## Counting and Zipf's Law

Let's extend our counting skills to see what Zipf's Law looks like in Greek.

The first cell below just loads two long texts:  don't worry yet about how it works, but notice that at the end, we've created a named String value called `iliad` and a named String value called `scholia`.

In [None]:
import scala.io.Source
val iliadUrl = "https://raw.githubusercontent.com/neelsmith/summer2020nbs/master/data/iliad-dipl.txt"
val scholiaUrl = "https://raw.githubusercontent.com/neelsmith/summer2020nbs/master/data/scholia-dipl.txt"

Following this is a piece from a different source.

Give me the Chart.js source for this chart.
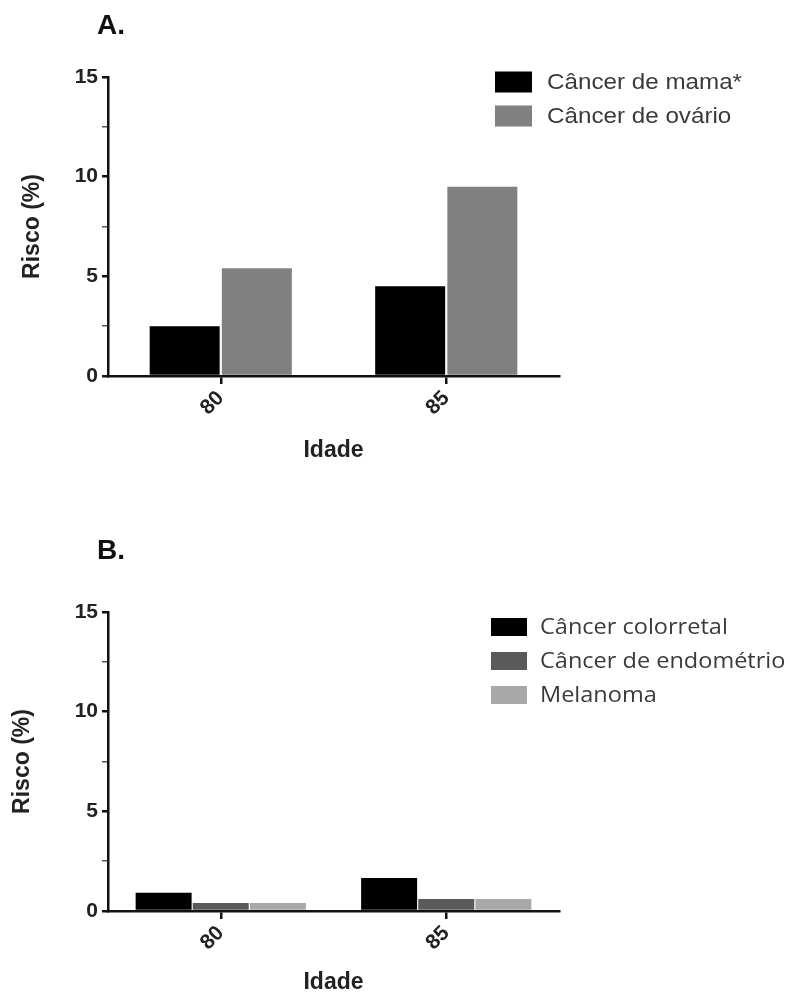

val iliad = Source.fromURL(iliadUrl).mkString("")
val scholia = Source.fromURL(scholiaUrl).mkString("")






Ever wonder how long the Venetus A *Iliad* or *scholia* are?

In [None]:
iliad.size
scholia.size


## Is the *Iliad* Zipfie?

So let's count "words".  We could spend a long time deciding what a word is, but let's keep it simple today by:

1. throwing away some punctuation characters
2. then splitting the long text on whitespace



In [None]:
// We'll learn more later about what's going on here: the list of
// characters inside square brackets is actually a *regular expression*
val stripped = iliad.replaceAll("[,·\\.:~]", "")
// The expression [ ] means "one or more occurrences of any Whitespace character"
val words = stripped.split("[ \n]+").toVector

// Print first 100 words to see if they look right...
println(words.take(100))

In [None]:
val grouped = words.groupBy( w => w).toVector
val frequencies = grouped.map{ case (word, wordList) => (word, wordList.size)}

In [None]:
val mostToFewest = frequencies.sortBy{ case (w,freq) => freq }.reverse
println(mostToFewest.take(100))

In [None]:
// Make plotly libraries available to this notebook:
import $ivy.`org.plotly-scala::plotly-almond:0.7.1`
// Import plotly libraries, and set display defaults suggested for use in Jupyter NBs:
import plotly._, plotly.element._, plotly.layout._, plotly.Almond._
repl.pprinter() = repl.pprinter().copy(defaultHeight = 3)

In [None]:
val words = mostToFewest.map(frequency => frequency._1)
val counts = mostToFewest.map(frequency => frequency._2)

val zipf = Vector(
  Bar(x = words, y = counts)
)
plot(zipf)

## Can you do this for the *scholia*?